Partant du principe qu’il vaut mieux vivre là où le débat sur le burkini est (encore) possible, que là où le port du string est (à jamais) interdit, je soupçonne simplement une tolérance à géométrie variable (qui se moque de la condition des femmes en Arabie Saoudite mais défend mordicus le droit de se baigner en burkini) d’être l’alibi de l’entrisme. D’ailleurs, tu le dis toi-même : “Je n’ignore certainement pas, ni ne prescris d’ignorer, la manière dont la revendication de venir couverte à la plage peut se trouver enrôlée dans un agenda politique précis, de la part de groupes de pression et d’influence.” C’est le fond du problème !

Tu dis redouter ce qui se tricote dans ton pays. Et toutes ces “petites dérogations complémentaires, qui sont autant de marges ouvertes pour la surveillance tatillonne, pour l’humiliation sûre de son bon droit, etc.” Je suis absolument d’accord avec toi. Et avant de parler du string, mon dernier fait d’armes (si j’ose dire) était d’en être venu aux mains (sur le même réseau social) avec ce démagogue de Laurent Wauquiez qui réclamait des “mesures préventives” et l’internement des fichés S… Je redoute comme la peste le retour aux affaires d’une droite qui veut s’en prendre au droit, sans voir qu’elle tient exactement le discours que les fondamentalistes veulent entendre.
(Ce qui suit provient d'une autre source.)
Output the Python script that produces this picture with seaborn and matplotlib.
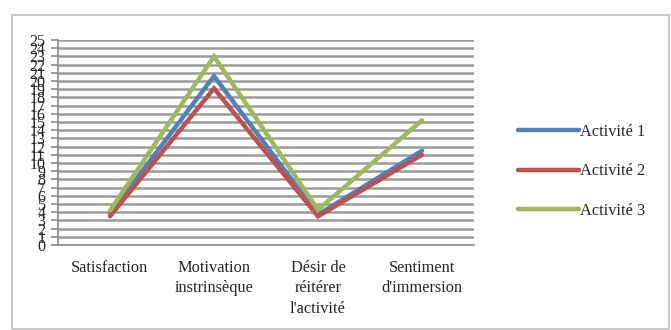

Le but des associations pro-burkini n’était-il pas d’obtenir, plus qu’un droit, l’interdiction légale qui leur permît de se présenter comme les victimes d’une législation islamophobe ? L’arrêté cannois est une prise de guerre pour elles. C’est en cela que j’y suis hostile.

Seulement, la pelote, pour moi, qu’il convient de détricoter, c’est celle qui attache un fascisme croissant aux bons sentiments qui le soutiennent. C’est la sainte alliance du fondamentalisme qui pousse ses pions et du relativisme qui lui ouvre les portes. C’est l’étrange mansuétude dont la gauche de mon pays fait preuve à l’endroit des comportements qu’elle a toujours combattus (le premier exemple qui me vient à l’esprit est l’éloge foucaldien de “la spiritualité politique” à l’oeuvre dans la révolution iranienne, mais tu connais ça mieux que moi). C’est la façon dont (sans voir qu’en cela nous restons des colonialistes) nous préférons couvrir les femmes ici, que les déshabiller là-bas. C’est l’Islam radical qui se sert du fait que la France est une démocratie non pour en accroître les libertés mais pour gagner du terrain.

Il aurait suffi, pour me donner tort, que les partisans (les vrais) du burkini répondent comme un seul homme qu’évidemment, en vertu de la même “tolérance”, cette tolérance à laquelle ils sont tellement attachés, il leur est insupportable que les femmes n’aient pas le droit de se promener cul nu dans les rues de Ryad. J’attends toujours… et je crains d’attendre longtemps ce qui, pourtant, relève d’une évidence, non ? En un mot, ce qui me fait peur, ce ne sont ni les cons ni leurs jumeaux, mais le coup de main que “les groupes de pression et d’influence” (sic) reçoivent d’intelligences exceptionnelles, dont la vigilance se trompe d’ennemi et dont la puissance conforte la duplicité.

Certains m’ont dit aussi que je voyais le mal partout, et qu’il n’y avait, au fond, que des partisans de la liberté. Je les supplie d’avoir raison, mais je n’y crois pas (plus que toi). Et sans dire que l’histoire bégaie (quoique), j’ai le sentiment, à constater ce genre d’alliances (et leur apparition, dans l’histoire, à des moments critiques), que comme dit Bergson, “la poussière varie mais le tourbillon est le même”.

Dans l’intervalle, je reste et je demeure objectivement réservé sur l’usage du string pour les hommes. A moins de l’appeler “strong”, ce qui (malgré que j’en aie) en dit long sur la persistance, en moi-même, de clichés aberrants.